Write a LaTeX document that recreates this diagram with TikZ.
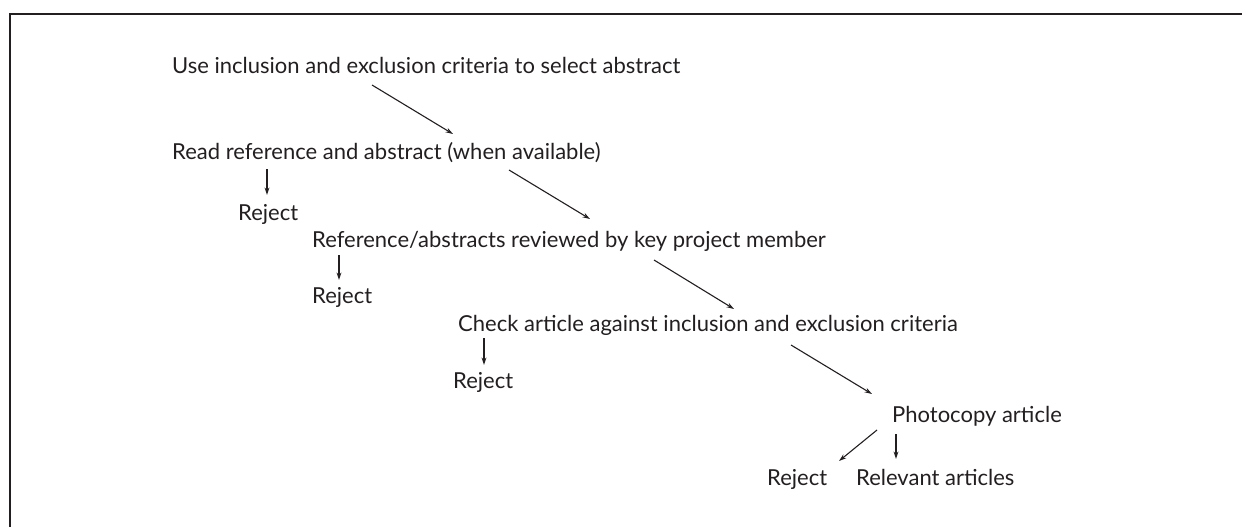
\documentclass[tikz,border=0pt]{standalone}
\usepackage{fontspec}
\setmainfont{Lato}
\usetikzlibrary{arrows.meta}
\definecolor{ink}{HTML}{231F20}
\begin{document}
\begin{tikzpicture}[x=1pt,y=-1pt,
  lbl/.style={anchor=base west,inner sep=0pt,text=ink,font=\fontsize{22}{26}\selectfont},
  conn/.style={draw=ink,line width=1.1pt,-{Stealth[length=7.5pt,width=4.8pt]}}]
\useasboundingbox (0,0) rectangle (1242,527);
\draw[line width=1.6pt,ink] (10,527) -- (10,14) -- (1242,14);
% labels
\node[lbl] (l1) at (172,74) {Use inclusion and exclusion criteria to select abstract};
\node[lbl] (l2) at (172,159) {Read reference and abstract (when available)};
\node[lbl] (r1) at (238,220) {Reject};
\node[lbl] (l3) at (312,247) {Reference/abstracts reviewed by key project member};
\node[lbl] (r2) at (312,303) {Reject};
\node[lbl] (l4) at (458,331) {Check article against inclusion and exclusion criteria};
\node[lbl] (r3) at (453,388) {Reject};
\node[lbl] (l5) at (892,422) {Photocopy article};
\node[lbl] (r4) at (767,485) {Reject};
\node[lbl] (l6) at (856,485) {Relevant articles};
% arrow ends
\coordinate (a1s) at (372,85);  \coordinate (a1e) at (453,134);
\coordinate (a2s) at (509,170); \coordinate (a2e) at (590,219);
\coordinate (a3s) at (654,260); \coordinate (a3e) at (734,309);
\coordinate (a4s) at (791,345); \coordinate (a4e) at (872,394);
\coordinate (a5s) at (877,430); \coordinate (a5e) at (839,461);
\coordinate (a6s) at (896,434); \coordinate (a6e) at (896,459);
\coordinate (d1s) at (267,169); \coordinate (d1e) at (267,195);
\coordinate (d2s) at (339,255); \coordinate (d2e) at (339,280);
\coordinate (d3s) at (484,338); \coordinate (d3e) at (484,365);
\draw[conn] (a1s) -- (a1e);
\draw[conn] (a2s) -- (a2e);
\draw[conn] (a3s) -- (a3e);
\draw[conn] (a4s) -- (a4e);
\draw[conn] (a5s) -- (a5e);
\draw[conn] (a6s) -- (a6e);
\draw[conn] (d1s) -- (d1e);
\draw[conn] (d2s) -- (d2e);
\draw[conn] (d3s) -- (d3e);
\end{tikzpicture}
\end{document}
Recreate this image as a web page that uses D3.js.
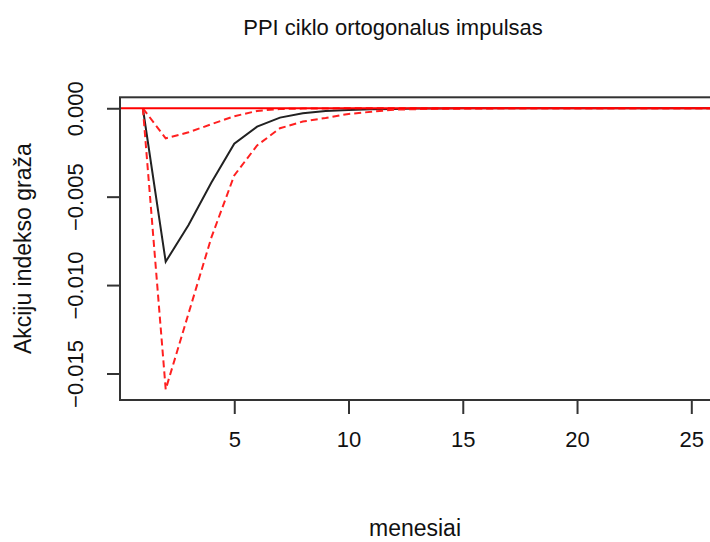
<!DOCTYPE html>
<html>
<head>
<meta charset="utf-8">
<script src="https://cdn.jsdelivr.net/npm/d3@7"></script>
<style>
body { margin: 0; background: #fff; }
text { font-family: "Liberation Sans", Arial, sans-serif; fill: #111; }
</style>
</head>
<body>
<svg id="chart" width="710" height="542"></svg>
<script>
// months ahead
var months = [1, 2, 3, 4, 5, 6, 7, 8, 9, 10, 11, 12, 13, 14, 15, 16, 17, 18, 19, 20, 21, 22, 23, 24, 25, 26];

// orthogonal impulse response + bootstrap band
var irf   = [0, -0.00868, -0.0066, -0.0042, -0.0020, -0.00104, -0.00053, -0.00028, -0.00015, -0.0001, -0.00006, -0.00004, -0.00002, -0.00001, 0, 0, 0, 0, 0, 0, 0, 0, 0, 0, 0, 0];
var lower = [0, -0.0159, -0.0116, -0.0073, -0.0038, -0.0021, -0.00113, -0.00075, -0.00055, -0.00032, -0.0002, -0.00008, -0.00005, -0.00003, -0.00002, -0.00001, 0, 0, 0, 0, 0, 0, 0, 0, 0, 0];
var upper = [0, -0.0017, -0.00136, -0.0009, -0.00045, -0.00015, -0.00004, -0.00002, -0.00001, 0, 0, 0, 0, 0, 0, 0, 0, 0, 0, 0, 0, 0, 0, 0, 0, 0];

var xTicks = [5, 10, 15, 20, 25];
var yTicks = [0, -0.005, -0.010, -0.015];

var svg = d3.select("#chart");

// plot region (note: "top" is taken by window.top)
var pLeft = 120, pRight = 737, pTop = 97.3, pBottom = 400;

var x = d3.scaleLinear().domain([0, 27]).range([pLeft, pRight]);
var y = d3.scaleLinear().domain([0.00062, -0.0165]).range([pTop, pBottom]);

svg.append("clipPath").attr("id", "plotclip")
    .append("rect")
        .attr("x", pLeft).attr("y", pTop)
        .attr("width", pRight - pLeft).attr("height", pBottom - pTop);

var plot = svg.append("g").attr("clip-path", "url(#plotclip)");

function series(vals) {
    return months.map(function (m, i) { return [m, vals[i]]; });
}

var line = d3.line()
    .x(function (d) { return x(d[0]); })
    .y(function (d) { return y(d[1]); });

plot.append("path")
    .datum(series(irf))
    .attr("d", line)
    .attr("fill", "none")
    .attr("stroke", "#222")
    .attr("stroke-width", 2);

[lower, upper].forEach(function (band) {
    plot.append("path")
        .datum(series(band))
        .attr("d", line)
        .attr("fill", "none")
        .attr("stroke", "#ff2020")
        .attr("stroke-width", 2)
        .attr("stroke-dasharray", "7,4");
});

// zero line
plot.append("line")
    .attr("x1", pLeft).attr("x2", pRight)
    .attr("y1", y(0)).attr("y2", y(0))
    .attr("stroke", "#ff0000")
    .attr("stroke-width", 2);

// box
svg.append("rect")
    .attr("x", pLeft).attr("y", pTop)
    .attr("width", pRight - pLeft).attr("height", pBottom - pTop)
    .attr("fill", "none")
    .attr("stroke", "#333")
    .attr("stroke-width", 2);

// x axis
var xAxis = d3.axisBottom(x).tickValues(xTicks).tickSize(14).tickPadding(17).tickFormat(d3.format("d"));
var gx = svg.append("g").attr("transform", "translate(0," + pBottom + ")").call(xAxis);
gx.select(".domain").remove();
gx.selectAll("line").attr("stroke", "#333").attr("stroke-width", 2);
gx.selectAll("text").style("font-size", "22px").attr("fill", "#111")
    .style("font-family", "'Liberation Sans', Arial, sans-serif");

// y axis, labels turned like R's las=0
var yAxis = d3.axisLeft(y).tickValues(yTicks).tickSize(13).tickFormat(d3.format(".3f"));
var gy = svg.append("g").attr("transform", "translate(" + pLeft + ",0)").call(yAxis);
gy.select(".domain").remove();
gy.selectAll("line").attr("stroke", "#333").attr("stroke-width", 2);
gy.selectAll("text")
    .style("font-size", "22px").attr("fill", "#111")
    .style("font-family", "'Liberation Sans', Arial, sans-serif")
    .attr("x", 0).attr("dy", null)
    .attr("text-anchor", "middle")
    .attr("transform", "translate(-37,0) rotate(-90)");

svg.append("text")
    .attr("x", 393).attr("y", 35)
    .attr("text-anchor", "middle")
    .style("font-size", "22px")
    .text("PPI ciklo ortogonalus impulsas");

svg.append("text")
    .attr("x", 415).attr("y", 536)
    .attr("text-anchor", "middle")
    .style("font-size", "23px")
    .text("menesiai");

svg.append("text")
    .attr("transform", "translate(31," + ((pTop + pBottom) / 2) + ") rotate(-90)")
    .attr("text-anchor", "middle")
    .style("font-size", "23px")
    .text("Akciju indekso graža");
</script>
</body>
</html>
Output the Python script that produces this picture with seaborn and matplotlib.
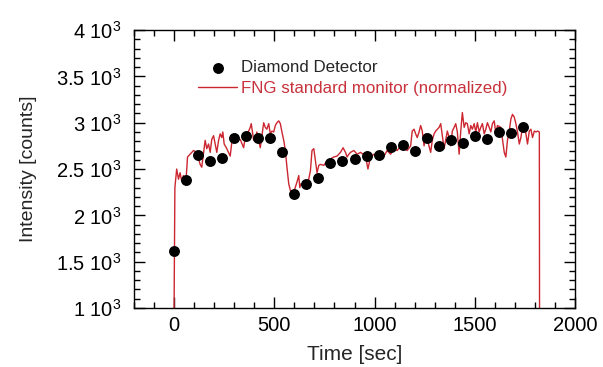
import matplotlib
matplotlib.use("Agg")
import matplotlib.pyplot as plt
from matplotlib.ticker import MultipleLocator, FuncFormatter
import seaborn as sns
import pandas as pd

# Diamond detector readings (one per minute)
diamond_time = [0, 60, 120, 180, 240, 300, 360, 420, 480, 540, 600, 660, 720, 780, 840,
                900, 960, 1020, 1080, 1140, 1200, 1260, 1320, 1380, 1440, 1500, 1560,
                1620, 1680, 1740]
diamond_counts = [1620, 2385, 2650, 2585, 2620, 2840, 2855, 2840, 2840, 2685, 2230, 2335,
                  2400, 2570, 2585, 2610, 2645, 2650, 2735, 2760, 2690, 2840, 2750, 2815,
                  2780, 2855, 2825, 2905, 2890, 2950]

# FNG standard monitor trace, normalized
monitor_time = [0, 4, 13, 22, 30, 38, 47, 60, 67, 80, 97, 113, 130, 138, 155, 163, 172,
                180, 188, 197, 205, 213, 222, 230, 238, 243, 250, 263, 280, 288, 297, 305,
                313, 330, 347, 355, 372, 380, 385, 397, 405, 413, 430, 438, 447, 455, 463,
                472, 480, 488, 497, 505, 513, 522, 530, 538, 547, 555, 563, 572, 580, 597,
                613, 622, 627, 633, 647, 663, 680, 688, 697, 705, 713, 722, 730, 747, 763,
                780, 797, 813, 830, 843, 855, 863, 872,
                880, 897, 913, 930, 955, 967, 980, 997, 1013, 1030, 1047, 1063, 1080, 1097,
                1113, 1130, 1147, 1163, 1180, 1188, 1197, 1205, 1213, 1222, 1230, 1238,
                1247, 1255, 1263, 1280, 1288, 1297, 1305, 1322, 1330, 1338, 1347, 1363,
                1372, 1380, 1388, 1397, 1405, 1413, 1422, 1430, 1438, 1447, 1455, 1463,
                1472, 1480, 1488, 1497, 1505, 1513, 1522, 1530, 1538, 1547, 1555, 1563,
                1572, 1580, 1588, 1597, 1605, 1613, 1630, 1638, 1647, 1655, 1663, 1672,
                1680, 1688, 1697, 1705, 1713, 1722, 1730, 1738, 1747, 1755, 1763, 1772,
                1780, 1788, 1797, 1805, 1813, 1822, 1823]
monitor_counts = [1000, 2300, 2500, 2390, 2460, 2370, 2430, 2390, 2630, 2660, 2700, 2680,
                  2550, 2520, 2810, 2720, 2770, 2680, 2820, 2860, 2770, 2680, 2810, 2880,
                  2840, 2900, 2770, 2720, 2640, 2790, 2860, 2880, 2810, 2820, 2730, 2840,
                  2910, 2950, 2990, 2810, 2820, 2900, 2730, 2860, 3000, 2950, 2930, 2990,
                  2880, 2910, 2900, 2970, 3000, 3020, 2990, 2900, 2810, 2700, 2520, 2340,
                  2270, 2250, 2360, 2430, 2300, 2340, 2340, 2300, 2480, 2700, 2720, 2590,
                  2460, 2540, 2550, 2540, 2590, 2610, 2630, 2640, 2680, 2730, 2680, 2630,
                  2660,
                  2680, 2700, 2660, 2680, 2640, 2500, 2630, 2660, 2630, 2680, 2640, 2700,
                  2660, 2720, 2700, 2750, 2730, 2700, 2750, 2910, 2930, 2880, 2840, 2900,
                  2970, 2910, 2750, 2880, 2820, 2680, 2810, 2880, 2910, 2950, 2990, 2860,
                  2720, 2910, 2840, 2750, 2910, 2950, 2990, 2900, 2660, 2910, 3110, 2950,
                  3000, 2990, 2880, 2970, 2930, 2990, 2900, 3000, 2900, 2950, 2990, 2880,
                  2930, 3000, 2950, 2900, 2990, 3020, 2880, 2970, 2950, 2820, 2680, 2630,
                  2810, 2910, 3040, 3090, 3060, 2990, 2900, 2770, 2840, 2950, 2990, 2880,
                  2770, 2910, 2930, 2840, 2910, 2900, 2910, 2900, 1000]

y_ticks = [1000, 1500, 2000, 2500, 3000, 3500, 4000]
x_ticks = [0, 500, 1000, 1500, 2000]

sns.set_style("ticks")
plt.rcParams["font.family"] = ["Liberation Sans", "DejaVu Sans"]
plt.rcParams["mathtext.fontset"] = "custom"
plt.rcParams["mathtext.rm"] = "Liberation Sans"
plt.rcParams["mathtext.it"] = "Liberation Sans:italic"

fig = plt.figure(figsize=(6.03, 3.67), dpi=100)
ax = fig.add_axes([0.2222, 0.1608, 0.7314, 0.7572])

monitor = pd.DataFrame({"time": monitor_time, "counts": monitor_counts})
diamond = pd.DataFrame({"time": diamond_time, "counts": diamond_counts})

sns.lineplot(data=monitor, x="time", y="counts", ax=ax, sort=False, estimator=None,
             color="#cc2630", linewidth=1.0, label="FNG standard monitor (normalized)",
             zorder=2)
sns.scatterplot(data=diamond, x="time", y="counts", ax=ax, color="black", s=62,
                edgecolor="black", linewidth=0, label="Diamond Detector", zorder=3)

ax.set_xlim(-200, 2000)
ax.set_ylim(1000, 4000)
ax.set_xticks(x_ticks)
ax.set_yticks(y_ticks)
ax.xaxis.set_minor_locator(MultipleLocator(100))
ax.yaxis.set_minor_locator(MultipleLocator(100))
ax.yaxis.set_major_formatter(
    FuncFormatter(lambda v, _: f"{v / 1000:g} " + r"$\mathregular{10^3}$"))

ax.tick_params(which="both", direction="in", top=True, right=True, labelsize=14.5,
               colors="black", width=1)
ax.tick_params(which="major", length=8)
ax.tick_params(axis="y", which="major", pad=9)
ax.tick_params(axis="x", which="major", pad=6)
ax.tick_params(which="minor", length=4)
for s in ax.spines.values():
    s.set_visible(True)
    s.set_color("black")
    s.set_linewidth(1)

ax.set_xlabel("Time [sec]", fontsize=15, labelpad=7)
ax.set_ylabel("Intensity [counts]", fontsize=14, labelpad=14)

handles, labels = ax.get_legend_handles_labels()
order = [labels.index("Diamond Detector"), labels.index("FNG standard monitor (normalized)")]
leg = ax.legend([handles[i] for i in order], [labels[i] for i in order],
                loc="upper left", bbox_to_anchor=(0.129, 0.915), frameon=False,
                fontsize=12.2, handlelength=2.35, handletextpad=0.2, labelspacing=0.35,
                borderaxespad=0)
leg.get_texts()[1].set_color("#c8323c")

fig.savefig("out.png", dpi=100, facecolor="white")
***
> **Task prompt**
The first line to give again is the one with "Recreate this image", and the last is the one with "24, 25, 26];". Repeat them and everything between exactly, minus the pictures.

> **The result**
Recreate this image as a web page that uses D3.js.
<!DOCTYPE html>
<html>
<head>
<meta charset="utf-8">
<script src="https://cdn.jsdelivr.net/npm/d3@7"></script>
<style>
body { margin: 0; background: #fff; }
text { font-family: "Liberation Sans", Arial, sans-serif; fill: #111; }
</style>
</head>
<body>
<svg id="chart" width="710" height="542"></svg>
<script>
// months ahead
var months = [1, 2, 3, 4, 5, 6, 7, 8, 9, 10, 11, 12, 13, 14, 15, 16, 17, 18, 19, 20, 21, 22, 23, 24, 25, 26];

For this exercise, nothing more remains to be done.